A Research Agenda for Communication Between Health Care Professionals and Patients Living With Serious Illness

Author Affiliations
  • 1Department of Psychosocial Oncology and Palliative Care, Dana-Farber Cancer Institute, Boston, Massachusetts
  • 2Division of Palliative Medicine, Brigham and Women’s Hospital, Boston, Massachusetts
  • 3Department of Medicine, Johns Hopkins School of Medicine, Baltimore, Maryland
  • 4Psycho-Oncology Co-Operative Research Group, Centre for Medical Psychology and Evidence-Based Medicine, School of Psychology, University of Sydney, New South Wales, Australia
  • 5School of Nursing, Indiana University, Indianapolis
  • 6Department of Pediatric Oncology, Dana-Farber Cancer Institute, Boston, Massachusetts
  • 7Brookdale Department of Geriatrics and Palliative Medicine, Icahn School of Medicine at Mount Sinai, New York, New York
  • 8Michael E. DeBakey Veterans Affairs Medical Center, Houston, Texas
  • 9Baylor College of Medicine, Houston, Texas
  • 10Department of Communication, Texas A&M University, College Station
  • 11Division of Geriatrics, Department of Medicine, University of California–San Francisco
  • 12San Francisco Veterans Affairs Medical Center, San Francisco, California
  • 13Department of Critical Care Medicine, University of Pittsburgh School of Medicine, Pittsburgh, Pennsylvania
  • 14Cancer Control and Population Sciences, Duke Cancer Institute, Duke University, Durham, North Carolina
  • 15Department of Community and Family Medicine, Duke University, Durham, North Carolina
JAMA Intern Med. 2017;177(9):1361-1366. doi:10.1001/jamainternmed.2017.2005
Abstract

Importance  Poor communication by health care professionals contributes to physical and psychological suffering in patients living with serious illness. Patients may not fully understand their illness, prognosis, and treatment options or may not receive medical care consistent with their goals. Despite considerable research exploring the role of communication in this setting, many questions remain, and a clear agenda for communication research is lacking.
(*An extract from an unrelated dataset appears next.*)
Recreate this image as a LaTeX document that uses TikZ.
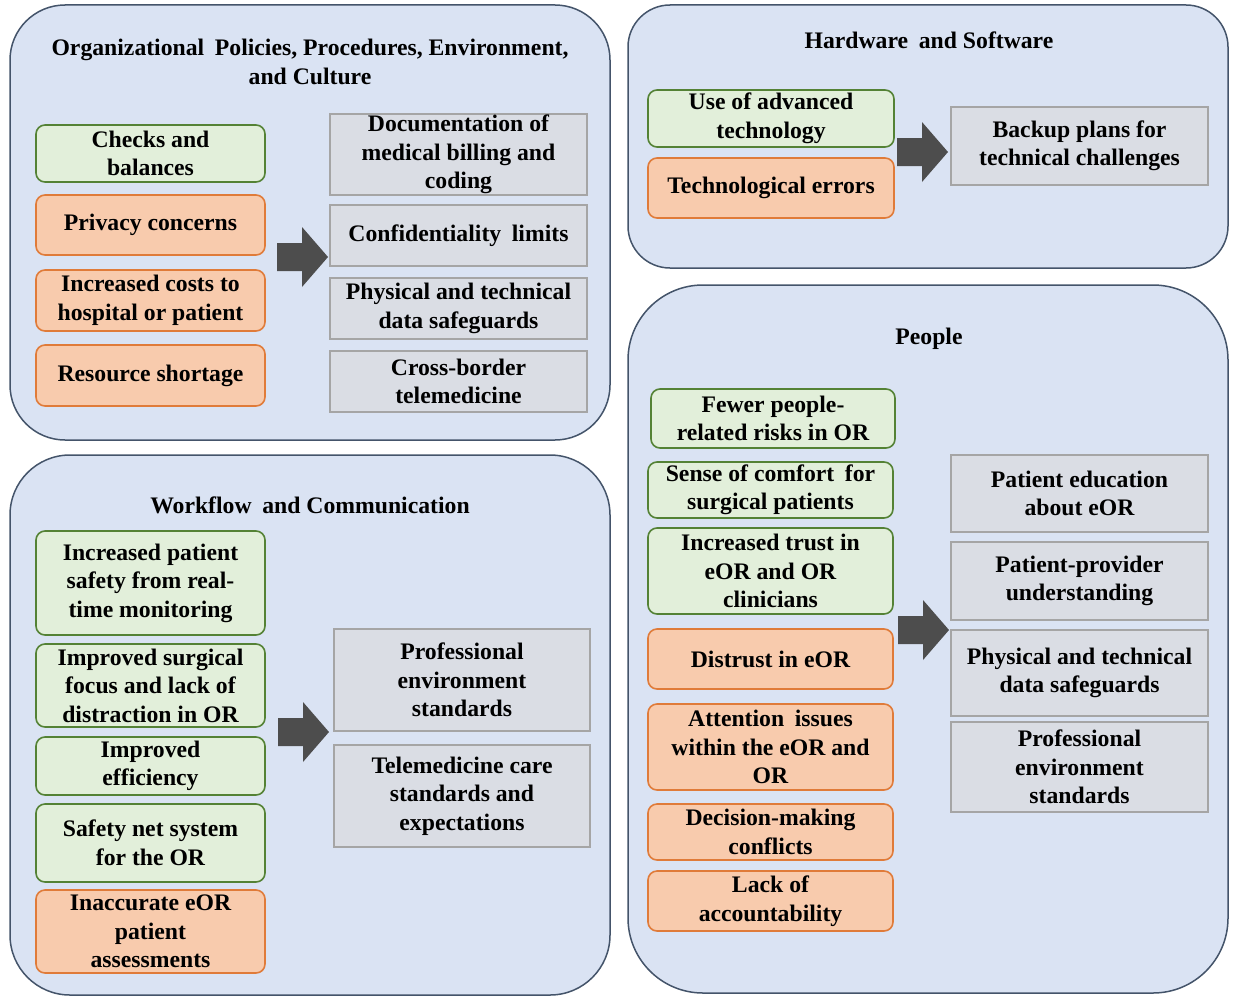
\documentclass[tikz,border=0pt]{standalone}
\usepackage{fontspec}
\setmainfont{Liberation Serif}
\usetikzlibrary{positioning}

\definecolor{panelfill}{HTML}{DAE3F3}
\definecolor{paneldraw}{HTML}{44546A}
\definecolor{goodfill}{HTML}{E2EFDA}
\definecolor{gooddraw}{HTML}{548235}
\definecolor{badfill}{HTML}{F8CBAD}
\definecolor{baddraw}{HTML}{E07B39}
\definecolor{resfill}{HTML}{DADDE4}
\definecolor{resdraw}{HTML}{A5A5A5}
\definecolor{arrowfill}{HTML}{4D4D4D}

\newcommand{\boxfont}{\fontsize{23.7}{28.5}\selectfont\bfseries}
\newcommand{\wsp}{\hspace{0.45em}}

\tikzset{
  panel/.style={draw=paneldraw, fill=panelfill, line width=1.5pt},
  paneltitle/.style={align=center, font=\boxfont, inner sep=0pt},
  itembox/.style={rounded corners=9pt, line width=1.6pt, align=center, inner sep=0pt, font=\boxfont},
  goodbox/.style={itembox, draw=gooddraw, fill=goodfill, minimum width=229pt},
  badbox/.style={itembox, draw=baddraw, fill=badfill, minimum width=229pt},
  resultbox/.style={draw=resdraw, fill=resfill, line width=1.6pt, align=center, inner sep=0pt, font=\boxfont, minimum width=257pt},
  blockarrow/.style={fill=arrowfill},
}

\begin{document}
\begin{tikzpicture}[x=1pt, y=-1pt]
    \useasboundingbox (0,0) rectangle (1233,998);

    % Panels
    \draw[panel, rounded corners=55pt] (10,5) rectangle (610,440);
    \draw[panel, rounded corners=42pt] (628,5) rectangle (1228,268);
    \draw[panel, rounded corners=60pt] (10,455) rectangle (610,995);
    \draw[panel, rounded corners=75pt] (628,285) rectangle (1228,993);

    % Organizational
    \node[paneltitle] (orgtitle) at (310,62) {Organizational\wsp Policies, Procedures, Environment,\\and Culture};
    \node[goodbox, minimum height=57pt] (checks) at (150.5,153.5) {Checks and\\balances};
    \node[badbox, minimum height=60pt] (privacy) at (150.5,225) {Privacy concerns};
    \node[badbox, minimum height=61pt] (costs) at (150.5,300.5) {Increased costs to\\hospital or patient};
    \node[badbox, minimum height=61pt] (shortage) at (150.5,375.5) {Resource shortage};
    \node[resultbox, minimum height=81pt] (billing) at (458.5,154.5) {Documentation of\\medical billing and\\coding};
    \node[resultbox, minimum height=61pt] (conflimits) at (458.5,235.5) {Confidentiality\wsp limits};
    \node[resultbox, minimum height=61pt] (safeguards) at (458.5,308.5) {Physical and technical\\data safeguards};
    \node[resultbox, minimum height=61pt] (crossborder) at (458.5,381.5) {Cross-border\\telemedicine};

    % Hardware and Software
    \node[paneltitle] (hwtitle) at (929,40) {Hardware\wsp and Software};
    \node[goodbox, minimum width=246pt, minimum height=57pt] (advtech) at (771,118.5) {Use of advanced\\technology};
    \node[badbox, minimum width=246pt, minimum height=60pt] (techerr) at (771,188) {Technological errors};
    \node[resultbox, minimum height=78pt] (backup) at (1079.5,146) {Backup plans for\\technical challenges};

    % Workflow and Communication
    \node[paneltitle] (wftitle) at (310,505) {Workflow\wsp and Communication};
    \node[goodbox, minimum height=104pt] (monitoring) at (150.5,583) {Increased patient\\safety from real-\\time monitoring};
    \node[goodbox, minimum height=83pt] (focus) at (150.5,685.5) {Improved surgical\\focus and lack of\\distraction in OR};
    \node[goodbox, minimum height=58pt] (efficiency) at (150.5,766) {Improved\\efficiency};
    \node[goodbox, minimum height=78pt] (safetynet) at (150.5,843) {Safety net system\\for the OR};
    \node[badbox, minimum height=83pt] (inaccurate) at (150.5,931.5) {Inaccurate eOR\\patient\\assessments};
    \node[resultbox, minimum width=256pt, minimum height=102pt] (profenv) at (462,680) {Professional\\environment\\standards};
    \node[resultbox, minimum width=256pt, minimum height=102pt] (telecare) at (462,796) {Telemedicine care\\standards and\\expectations};

    % People
    \node[paneltitle] (pplTitle) at (929,339) {People};
    \node[goodbox, minimum width=244pt, minimum height=59pt] (fewer) at (773,418.5) {Fewer people-\\related risks in OR};
    \node[goodbox, minimum width=245pt, minimum height=56pt] (comfort) at (770.5,490) {Sense of comfort\wsp for\\surgical patients};
    \node[goodbox, minimum width=245pt, minimum height=86pt] (trust) at (770.5,571) {Increased trust in\\eOR and OR\\clinicians};
    \node[badbox, minimum width=245pt, minimum height=60pt] (distrust) at (770.5,659) {Distrust in eOR};
    \node[badbox, minimum width=245pt, minimum height=86pt] (attention) at (770.5,747) {Attention\wsp issues\\within the eOR and\\OR};
    \node[badbox, minimum width=245pt, minimum height=56pt] (decision) at (770.5,832) {Decision-making\\conflicts};
    \node[badbox, minimum width=245pt, minimum height=60pt] (account) at (770.5,901) {Lack of\\accountability};
    \node[resultbox, minimum height=77pt] (education) at (1079.5,493.5) {Patient education\\about eOR};
    \node[resultbox, minimum height=78pt] (understand) at (1079.5,581) {Patient-provider\\understanding};
    \node[resultbox, minimum height=86pt] (safeguards2) at (1079.5,673) {Physical and technical\\data safeguards};
    \node[resultbox, minimum height=90pt] (profenv2) at (1079.5,767) {Professional\\environment\\standards};

    % Block arrows
    \foreach \ax/\ay in {277/257, 897/152, 278/732, 898/630}
        \fill[blockarrow] (\ax,\ay) ++(0,-14) -- ++(25,0) -- ++(0,-16) -- ++(26,30)
            -- ++(-26,30) -- ++(0,-16) -- ++(-25,0) -- cycle;
\end{tikzpicture}
\end{document}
Observations  Through a consensus conference and subsequent activities, we reviewed the state of the science, identified key evidence gaps in understanding the impact of communication on patient outcomes, and created an agenda for future research. We considered 7 broad topics: shared decision making, advance care planning, communication training, measuring communication, communication about prognosis, emotion and serious illness communication, and cultural issues. We identified 5 areas in which further research could substantially move the field forward and help enhance patient care: measurement and methodology, including how to determine communication quality; mechanisms of communication, such as identifying the specific clinician behaviors that patients experience as both honest and compassionate, or the role of bias in the clinical encounter; alternative approaches to advance care planning that focus on the quality of serious illness communication and not simply completion of forms; teaching and disseminating communication skills; and approaches, such as economic incentives and other clinician motivators, to change communication behavior.

Conclusions  Our findings highlight the urgent need to improve quality of communication between health care professionals and patients living with serious illness through a broad range of research that covers communication skills, tools, patient education, and models of care.